Read 10 Min vs Read-Later Apps
Read-later apps create infinite queues. Read 10 Min gives you one article, one timer, one habit.
Feature Comparison
| Feature | Read 10 Min | Read-Later Apps |
|---|---|---|
| Price | Free forever | Free to $5+/month |
| Content | Curated daily (Wikipedia featured articles) | User saves from the web |
| Curation | Zero-decision (one article/day) | Self-curated (infinite backlog) |
| Timer | Built-in 10-min countdown | None |
| Reading streaks | Yes | Rarely |
| Sign-up required | No | Yes |
| Backlog anxiety | Impossible (one article/day) | Grows endlessly |
Key Differences
The read-later problem
Pocket shut down in July 2025. Instapaper, Matter, and Raindrop all work the same way: save articles, promise yourself you'll read them later, watch the list grow. Research shows the average read-later queue contains hundreds of unread articles. These apps optimize for saving, not reading.

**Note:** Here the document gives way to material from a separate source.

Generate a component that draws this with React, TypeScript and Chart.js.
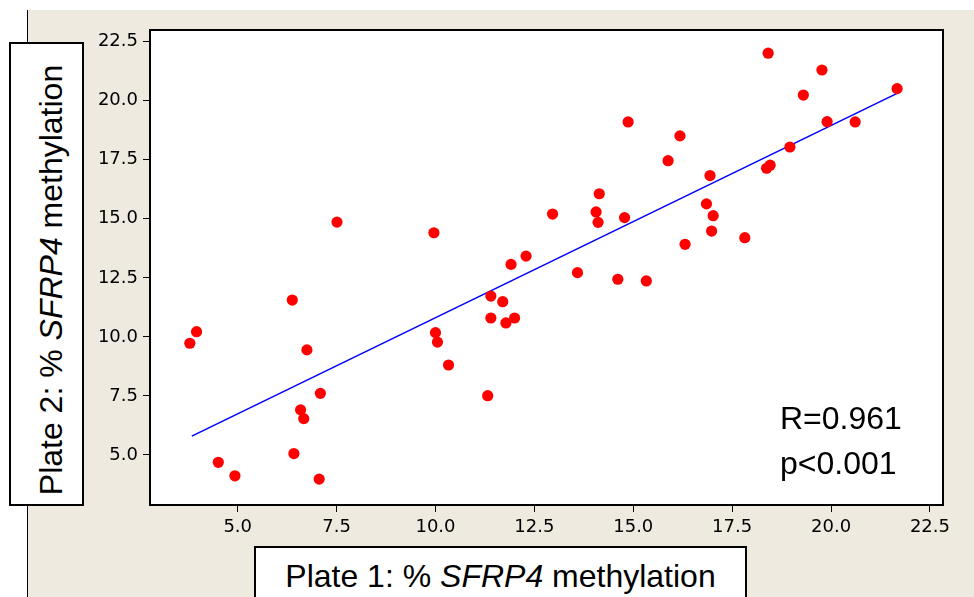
import React, { useEffect, useRef } from 'react';
import { Chart, registerables } from 'chart.js';

Chart.register(...registerables);

// Plate 1 (% SFRP4 methylation) vs Plate 2 (% SFRP4 methylation)
const PLATE1 = [
  3.79, 3.96, 4.51, 4.93, 6.38, 6.42, 6.59, 6.67, 6.75, 7.06,
  7.09, 7.51, 9.96, 10.0, 10.05, 10.33, 11.32, 11.4, 11.4, 11.7,
  11.78, 11.91, 12.0, 12.29, 12.96, 13.59, 14.06, 14.11, 14.14, 14.61,
  14.78, 14.87, 15.33, 15.88, 16.18, 16.31, 16.85, 16.94, 16.98, 17.02,
  17.82, 18.37, 18.46, 18.41, 18.96, 19.3, 19.77, 19.9, 20.61, 21.67,
];
const PLATE2 = [
  9.73, 10.22, 4.69, 4.12, 11.56, 5.06, 6.91, 6.54, 9.45, 3.98,
  7.61, 14.86, 14.41, 10.18, 9.78, 8.81, 7.51, 11.73, 10.8, 11.49,
  10.59, 13.07, 10.8, 13.42, 15.2, 12.72, 15.29, 14.85, 16.06, 12.44,
  15.05, 19.1, 12.37, 17.46, 18.51, 13.92, 15.63, 16.83, 14.48, 15.13,
  14.2, 17.14, 17.27, 22.01, 18.04, 20.24, 21.3, 19.11, 19.1, 20.51,
];
const FIT_X = [3.84, 21.67];
const FIT_Y = [5.8, 20.31];
const TICKS = [5, 7.5, 10, 12.5, 15, 17.5, 20, 22.5];
const X_RANGE = [2.783, 22.83];
const Y_RANGE = [2.883, 22.993];
const STATS = ['R=0.961', 'p<0.001'];

const BEIGE = '#EEEAE0';
const TICK_FONT = { family: "'DejaVu Sans', sans-serif", size: 18 };
const LABEL_FONT = "'Liberation Sans', Arial, sans-serif";

const framePlugin = {
  id: 'frame',
  beforeDraw(chart: any) {
    const { ctx, chartArea: a, width, height } = chart;
    ctx.save();
    ctx.fillStyle = '#ffffff';
    ctx.fillRect(0, 0, width, height);
    ctx.fillStyle = BEIGE;
    ctx.fillRect(27, 10, width - 27, height - 10);
    ctx.strokeStyle = '#000';
    ctx.lineWidth = 1;
    ctx.beginPath();
    ctx.moveTo(27.5, 10);
    ctx.lineTo(27.5, height);
    ctx.stroke();
    ctx.fillStyle = '#ffffff';
    ctx.fillRect(a.left, a.top, a.right - a.left, a.bottom - a.top);
    ctx.restore();
  },
  afterDraw(chart: any) {
    const { ctx, chartArea: a } = chart;
    ctx.save();
    ctx.strokeStyle = '#000';
    ctx.lineWidth = 2;
    ctx.strokeRect(a.left, a.top, a.right - a.left, a.bottom - a.top);
    ctx.restore();
  },
};

export default function App() {
  const ref = useRef<HTMLCanvasElement | null>(null);

  useEffect(() => {
    if (!ref.current) return;
    const points = PLATE1.map((x, i) => ({ x, y: PLATE2[i] }));
    const fit = FIT_X.map((x, i) => ({ x, y: FIT_Y[i] }));
    const axisCommon = (isX: boolean) => ({
      type: 'linear' as const,
      min: isX ? X_RANGE[0] : Y_RANGE[0],
      max: isX ? X_RANGE[1] : Y_RANGE[1],
      afterBuildTicks: (s: any) => {
        s.ticks = TICKS.map((v) => ({ value: v }));
      },
      afterFit: (s: any) => {
        if (isX) s.height = 92;
        else s.width = 150;
      },
      border: { display: false },
      grid: {
        display: true,
        drawOnChartArea: false,
        drawTicks: true,
        tickLength: 7,
        color: '#000',
        lineWidth: 1,
      },
      ticks: {
        color: '#000',
        font: TICK_FONT,
        padding: 5,
        maxRotation: 0,
        autoSkip: false,
        callback: (v: any) => Number(v).toFixed(1),
      },
    });
    const chart = new Chart(ref.current, {
      type: 'scatter',
      data: {
        datasets: [
          {
            label: 'Samples',
            data: points,
            backgroundColor: '#FF0000',
            borderWidth: 0,
            pointRadius: 5.6,
            pointHoverRadius: 5.6,
          },
          {
            label: 'Fit',
            data: fit,
            showLine: true,
            borderColor: '#0000FF',
            borderWidth: 1.6,
            pointRadius: 0,
            fill: false,
          } as any,
        ],
      },
      options: {
        animation: false,
        responsive: false,
        maintainAspectRatio: false,
        events: [],
        layout: { padding: { top: 30, right: 31, left: 0, bottom: 0 } },
        plugins: {
          legend: { display: false },
          tooltip: { enabled: false },
          title: { display: false },
        },
        scales: {
          x: axisCommon(true) as any,
          y: axisCommon(false) as any,
        },
      },
      plugins: [framePlugin],
    });
    return () => chart.destroy();
  }, []);

  const labelStyle: React.CSSProperties = {
    fontFamily: LABEL_FONT,
    fontSize: 32,
    lineHeight: '32px',
    color: '#000',
    whiteSpace: 'nowrap',
  };

  return (
    <div style={{ position: 'fixed', left: 0, top: 0, width: 974, height: 597, overflow: 'hidden' }}>
      <canvas ref={ref} width={974} height={597} style={{ position: 'absolute', left: 0, top: 0, width: 974, height: 597 }} />
      {/* Y axis title box */}
      <div
        style={{
          position: 'absolute',
          left: 9,
          top: 42,
          width: 75,
          height: 464,
          boxSizing: 'border-box',
          border: '2px solid #000',
          background: '#fff',
        }}
      >
        <span
          style={{
            ...labelStyle,
            position: 'absolute',
            left: 49 - 9,
            top: 278 - 42,
            transform: 'translate(-50%, -50%) rotate(-90deg)',
          }}
        >
          Plate 2: % <i>SFRP4</i> methylation
        </span>
      </div>
      {/* X axis title box */}
      <div
        style={{
          position: 'absolute',
          left: 254,
          top: 546,
          width: 493,
          height: 70,
          boxSizing: 'border-box',
          border: '2px solid #000',
          background: '#fff',
        }}
      >
        <div style={{ ...labelStyle, position: 'absolute', left: 0, right: 0, top: 560 - 548, textAlign: 'center' }}>
          Plate 1: % <i>SFRP4</i> methylation
        </div>
      </div>
      {/* Statistics */}
      <div style={{ ...labelStyle, position: 'absolute', left: 780, top: 402 }}>{STATS[0]}</div>
      <div style={{ ...labelStyle, position: 'absolute', left: 780, top: 447 }}>{STATS[1]}</div>
    </div>
  );
}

One article, one timer, one habit
Read 10 Min takes the opposite approach. Instead of an infinite library you curate yourself, you get exactly one article per day — Wikipedia's featured article, chosen by editors for quality and depth. A 10-minute countdown timer keeps your session focused. When the timer ends, you're done.
Habits need constraints
Daily habits work best when they're specific, bounded, and low-friction. "Read from my queue for a while" is vague. "Read today's article for 10 minutes" is a habit. Read 10 Min is designed around this principle: fixed content, fixed time, daily cadence.
No sign-up, no setup, no extensions
Read-later apps require accounts, browser extensions, and mobile apps. Read 10 Min is a single web page. Open it, read for 10 minutes, close it. You can optionally sign in to track your streak across devices, but the core experience needs nothing.